§ Problem
Transcribe the lines below verbatim, skipping the images.

--- START OF Data ---

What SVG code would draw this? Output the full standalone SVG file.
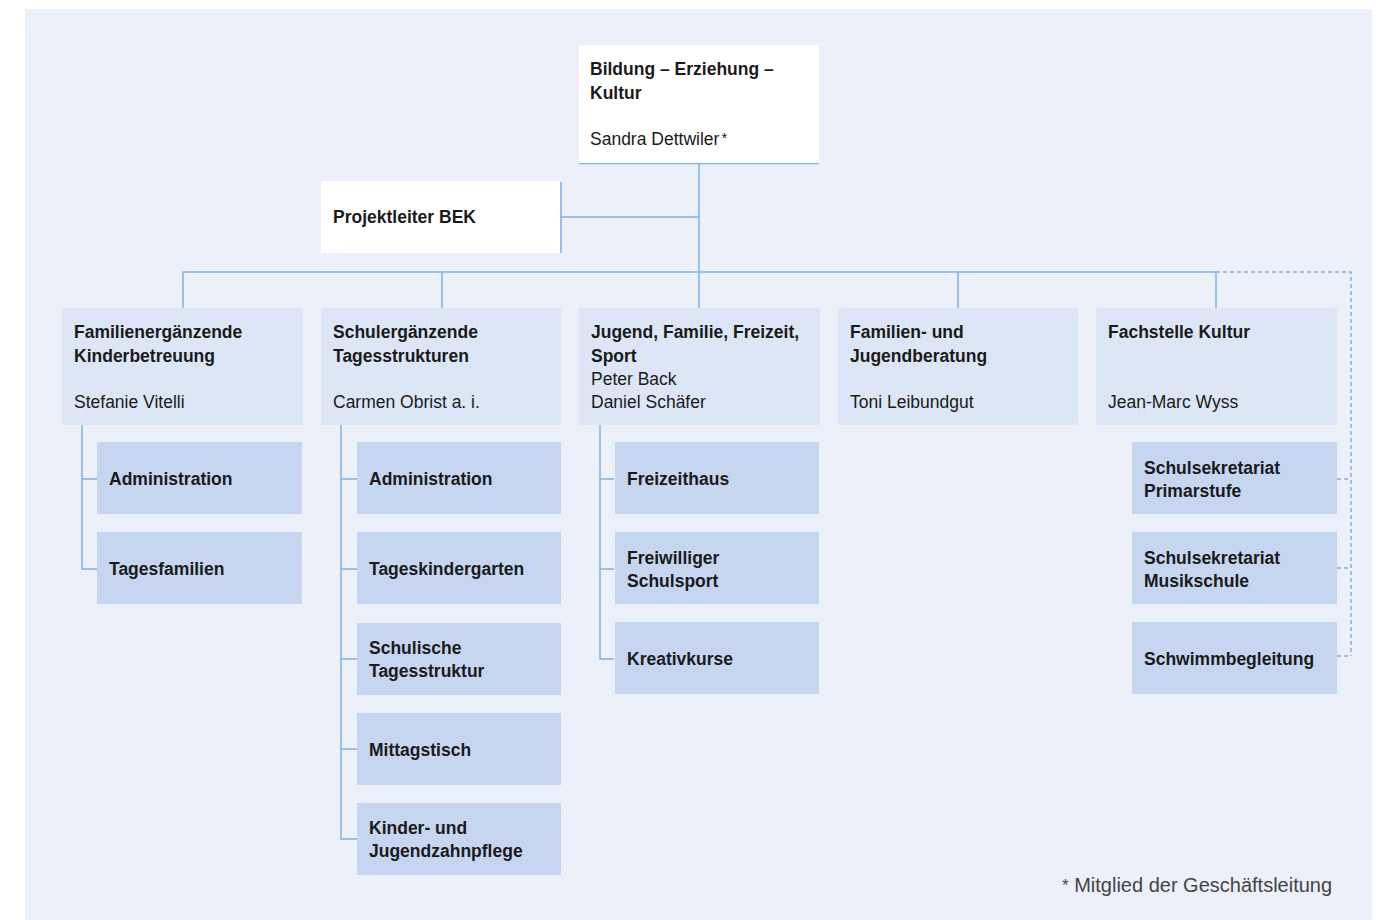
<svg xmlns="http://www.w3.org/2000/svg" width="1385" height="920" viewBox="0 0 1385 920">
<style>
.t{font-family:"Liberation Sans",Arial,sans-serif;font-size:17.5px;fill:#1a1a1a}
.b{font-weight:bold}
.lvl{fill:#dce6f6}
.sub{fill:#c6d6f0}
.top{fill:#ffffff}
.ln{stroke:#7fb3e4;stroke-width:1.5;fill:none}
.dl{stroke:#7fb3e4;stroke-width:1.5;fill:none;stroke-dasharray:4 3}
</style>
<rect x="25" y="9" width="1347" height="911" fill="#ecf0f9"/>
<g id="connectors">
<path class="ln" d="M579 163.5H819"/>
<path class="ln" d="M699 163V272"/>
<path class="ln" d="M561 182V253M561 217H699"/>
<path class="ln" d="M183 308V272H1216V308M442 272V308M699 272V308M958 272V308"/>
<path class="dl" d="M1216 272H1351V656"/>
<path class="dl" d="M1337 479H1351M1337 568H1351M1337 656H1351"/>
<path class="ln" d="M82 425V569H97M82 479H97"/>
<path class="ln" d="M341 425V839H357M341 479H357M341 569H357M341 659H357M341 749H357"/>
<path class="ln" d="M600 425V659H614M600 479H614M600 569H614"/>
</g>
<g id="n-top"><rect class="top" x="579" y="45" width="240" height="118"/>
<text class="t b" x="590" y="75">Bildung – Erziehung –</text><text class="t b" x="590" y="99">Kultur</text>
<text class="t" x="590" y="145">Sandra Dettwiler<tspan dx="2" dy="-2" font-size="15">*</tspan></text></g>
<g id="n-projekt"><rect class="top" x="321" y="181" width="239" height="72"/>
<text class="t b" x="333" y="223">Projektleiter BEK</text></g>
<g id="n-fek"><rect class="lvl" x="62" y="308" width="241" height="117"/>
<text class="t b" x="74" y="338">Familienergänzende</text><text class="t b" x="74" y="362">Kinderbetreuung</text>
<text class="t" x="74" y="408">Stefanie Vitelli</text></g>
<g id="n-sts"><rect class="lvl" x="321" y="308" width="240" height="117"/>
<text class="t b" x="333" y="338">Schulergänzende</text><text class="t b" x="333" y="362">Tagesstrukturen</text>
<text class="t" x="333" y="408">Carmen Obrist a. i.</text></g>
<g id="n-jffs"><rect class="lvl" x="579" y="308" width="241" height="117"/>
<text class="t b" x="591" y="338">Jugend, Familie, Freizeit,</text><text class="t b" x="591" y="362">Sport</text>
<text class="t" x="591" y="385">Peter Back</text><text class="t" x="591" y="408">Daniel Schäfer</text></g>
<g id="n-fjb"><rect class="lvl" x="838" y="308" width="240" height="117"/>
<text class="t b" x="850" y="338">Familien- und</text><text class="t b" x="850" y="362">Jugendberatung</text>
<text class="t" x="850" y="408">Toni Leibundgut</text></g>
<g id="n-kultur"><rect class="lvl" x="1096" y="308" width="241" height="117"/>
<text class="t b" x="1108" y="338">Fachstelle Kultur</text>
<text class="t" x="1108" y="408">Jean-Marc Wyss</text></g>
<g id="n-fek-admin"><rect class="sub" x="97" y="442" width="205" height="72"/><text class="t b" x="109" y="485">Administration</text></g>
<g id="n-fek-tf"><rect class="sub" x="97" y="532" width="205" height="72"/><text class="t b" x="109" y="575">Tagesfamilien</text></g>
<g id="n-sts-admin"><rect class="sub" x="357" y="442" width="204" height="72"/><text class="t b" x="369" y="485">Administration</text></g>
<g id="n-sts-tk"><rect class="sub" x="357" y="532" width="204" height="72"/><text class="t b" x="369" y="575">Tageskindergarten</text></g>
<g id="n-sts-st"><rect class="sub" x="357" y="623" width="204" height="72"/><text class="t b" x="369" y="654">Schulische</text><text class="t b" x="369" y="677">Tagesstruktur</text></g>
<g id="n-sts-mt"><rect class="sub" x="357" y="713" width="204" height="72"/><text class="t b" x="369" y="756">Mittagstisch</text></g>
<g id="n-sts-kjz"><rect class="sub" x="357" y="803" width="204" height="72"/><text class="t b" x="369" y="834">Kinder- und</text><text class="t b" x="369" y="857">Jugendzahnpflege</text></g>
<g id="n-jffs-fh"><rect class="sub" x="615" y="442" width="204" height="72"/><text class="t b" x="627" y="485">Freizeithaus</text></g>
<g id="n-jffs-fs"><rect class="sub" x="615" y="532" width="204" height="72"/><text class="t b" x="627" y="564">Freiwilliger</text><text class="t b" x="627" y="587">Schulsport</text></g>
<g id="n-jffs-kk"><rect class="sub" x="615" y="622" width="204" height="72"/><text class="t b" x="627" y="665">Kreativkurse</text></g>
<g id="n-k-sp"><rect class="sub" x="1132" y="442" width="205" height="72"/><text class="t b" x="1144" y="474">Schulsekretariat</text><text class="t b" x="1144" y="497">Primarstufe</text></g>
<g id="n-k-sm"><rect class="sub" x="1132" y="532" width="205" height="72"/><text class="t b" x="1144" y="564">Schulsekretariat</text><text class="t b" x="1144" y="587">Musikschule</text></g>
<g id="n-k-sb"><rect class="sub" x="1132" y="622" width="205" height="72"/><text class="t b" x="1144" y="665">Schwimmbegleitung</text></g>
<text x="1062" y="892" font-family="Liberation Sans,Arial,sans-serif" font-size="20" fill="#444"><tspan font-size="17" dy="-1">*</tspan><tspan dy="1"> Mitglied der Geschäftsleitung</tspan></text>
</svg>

--- END OF Data ---

§ Reply
What SVG code would draw this? Output the full standalone SVG file.
<svg xmlns="http://www.w3.org/2000/svg" width="1385" height="920" viewBox="0 0 1385 920">
<style>
.t{font-family:"Liberation Sans",Arial,sans-serif;font-size:17.5px;fill:#1a1a1a}
.b{font-weight:bold}
.lvl{fill:#dce6f6}
.sub{fill:#c6d6f0}
.top{fill:#ffffff}
.ln{stroke:#7fb3e4;stroke-width:1.5;fill:none}
.dl{stroke:#7fb3e4;stroke-width:1.5;fill:none;stroke-dasharray:4 3}
</style>
<rect x="25" y="9" width="1347" height="911" fill="#ecf0f9"/>
<g id="connectors">
<path class="ln" d="M579 163.5H819"/>
<path class="ln" d="M699 163V272"/>
<path class="ln" d="M561 182V253M561 217H699"/>
<path class="ln" d="M183 308V272H1216V308M442 272V308M699 272V308M958 272V308"/>
<path class="dl" d="M1216 272H1351V656"/>
<path class="dl" d="M1337 479H1351M1337 568H1351M1337 656H1351"/>
<path class="ln" d="M82 425V569H97M82 479H97"/>
<path class="ln" d="M341 425V839H357M341 479H357M341 569H357M341 659H357M341 749H357"/>
<path class="ln" d="M600 425V659H614M600 479H614M600 569H614"/>
</g>
<g id="n-top"><rect class="top" x="579" y="45" width="240" height="118"/>
<text class="t b" x="590" y="75">Bildung – Erziehung –</text><text class="t b" x="590" y="99">Kultur</text>
<text class="t" x="590" y="145">Sandra Dettwiler<tspan dx="2" dy="-2" font-size="15">*</tspan></text></g>
<g id="n-projekt"><rect class="top" x="321" y="181" width="239" height="72"/>
<text class="t b" x="333" y="223">Projektleiter BEK</text></g>
<g id="n-fek"><rect class="lvl" x="62" y="308" width="241" height="117"/>
<text class="t b" x="74" y="338">Familienergänzende</text><text class="t b" x="74" y="362">Kinderbetreuung</text>
<text class="t" x="74" y="408">Stefanie Vitelli</text></g>
<g id="n-sts"><rect class="lvl" x="321" y="308" width="240" height="117"/>
<text class="t b" x="333" y="338">Schulergänzende</text><text class="t b" x="333" y="362">Tagesstrukturen</text>
<text class="t" x="333" y="408">Carmen Obrist a. i.</text></g>
<g id="n-jffs"><rect class="lvl" x="579" y="308" width="241" height="117"/>
<text class="t b" x="591" y="338">Jugend, Familie, Freizeit,</text><text class="t b" x="591" y="362">Sport</text>
<text class="t" x="591" y="385">Peter Back</text><text class="t" x="591" y="408">Daniel Schäfer</text></g>
<g id="n-fjb"><rect class="lvl" x="838" y="308" width="240" height="117"/>
<text class="t b" x="850" y="338">Familien- und</text><text class="t b" x="850" y="362">Jugendberatung</text>
<text class="t" x="850" y="408">Toni Leibundgut</text></g>
<g id="n-kultur"><rect class="lvl" x="1096" y="308" width="241" height="117"/>
<text class="t b" x="1108" y="338">Fachstelle Kultur</text>
<text class="t" x="1108" y="408">Jean-Marc Wyss</text></g>
<g id="n-fek-admin"><rect class="sub" x="97" y="442" width="205" height="72"/><text class="t b" x="109" y="485">Administration</text></g>
<g id="n-fek-tf"><rect class="sub" x="97" y="532" width="205" height="72"/><text class="t b" x="109" y="575">Tagesfamilien</text></g>
<g id="n-sts-admin"><rect class="sub" x="357" y="442" width="204" height="72"/><text class="t b" x="369" y="485">Administration</text></g>
<g id="n-sts-tk"><rect class="sub" x="357" y="532" width="204" height="72"/><text class="t b" x="369" y="575">Tageskindergarten</text></g>
<g id="n-sts-st"><rect class="sub" x="357" y="623" width="204" height="72"/><text class="t b" x="369" y="654">Schulische</text><text class="t b" x="369" y="677">Tagesstruktur</text></g>
<g id="n-sts-mt"><rect class="sub" x="357" y="713" width="204" height="72"/><text class="t b" x="369" y="756">Mittagstisch</text></g>
<g id="n-sts-kjz"><rect class="sub" x="357" y="803" width="204" height="72"/><text class="t b" x="369" y="834">Kinder- und</text><text class="t b" x="369" y="857">Jugendzahnpflege</text></g>
<g id="n-jffs-fh"><rect class="sub" x="615" y="442" width="204" height="72"/><text class="t b" x="627" y="485">Freizeithaus</text></g>
<g id="n-jffs-fs"><rect class="sub" x="615" y="532" width="204" height="72"/><text class="t b" x="627" y="564">Freiwilliger</text><text class="t b" x="627" y="587">Schulsport</text></g>
<g id="n-jffs-kk"><rect class="sub" x="615" y="622" width="204" height="72"/><text class="t b" x="627" y="665">Kreativkurse</text></g>
<g id="n-k-sp"><rect class="sub" x="1132" y="442" width="205" height="72"/><text class="t b" x="1144" y="474">Schulsekretariat</text><text class="t b" x="1144" y="497">Primarstufe</text></g>
<g id="n-k-sm"><rect class="sub" x="1132" y="532" width="205" height="72"/><text class="t b" x="1144" y="564">Schulsekretariat</text><text class="t b" x="1144" y="587">Musikschule</text></g>
<g id="n-k-sb"><rect class="sub" x="1132" y="622" width="205" height="72"/><text class="t b" x="1144" y="665">Schwimmbegleitung</text></g>
<text x="1062" y="892" font-family="Liberation Sans,Arial,sans-serif" font-size="20" fill="#444"><tspan font-size="17" dy="-1">*</tspan><tspan dy="1"> Mitglied der Geschäftsleitung</tspan></text>
</svg>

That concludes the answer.